La religión, tanto en su sentido filosófico como evangélico, e incluso en su liturgia, no debería ser vinculada más a la guerra, sea cual fuere la creencia o la tendencia en que se milite.
El dominico Frei Betto decía recientemente sobre el silencio de Dios ante tanta barbarie de los hombres, que Jesús no vino a fundar una religión u otra iglesia, sino a proponernos un nuevo proyecto civilizatorio, basado en el amor y en la justicia: la globalización de la solidaridad, como lo definió el papa Juan Pablo II. En el reino de César pagó con su vida el hecho de anunciar otro reino, “otro mundo posible”, el de Dios. No, como piensan muchos, situado al otro lado de la vida, sino aquí y ahora, y cuyo prototipo encarnó él mismo. Por eso nos enseñó a orar así: “Venga a nosotros tu reino”…
El papa Francisco ha dicho que estamos en la tercera guerra mundial. Muchos también lo creen así.
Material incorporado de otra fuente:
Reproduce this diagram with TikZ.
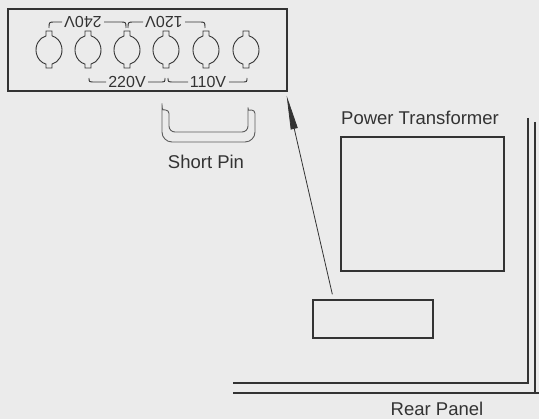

En las confusiones que generan el descabellado uso de drones para despersonalizar las masacres, los cohetes mortíferos sobre las ciudades árabes-musulmanas, o los bombardeos de Israel en los territorios ocupados y colonizados –que de alguna manera hacen olvidar aquellas ordenadas por los expresidentes Bush padre y Bush hijo en Irak y Afganistán, sin que aún la humanidad ni Dios los hayan juzgado–, y los atentados terroristas en Nueva York, Madrid, París y otras latitudes que no se justifican con nada, la angustia se apodera de la comunidad internacional al pensar que las cosas pueden empeorar.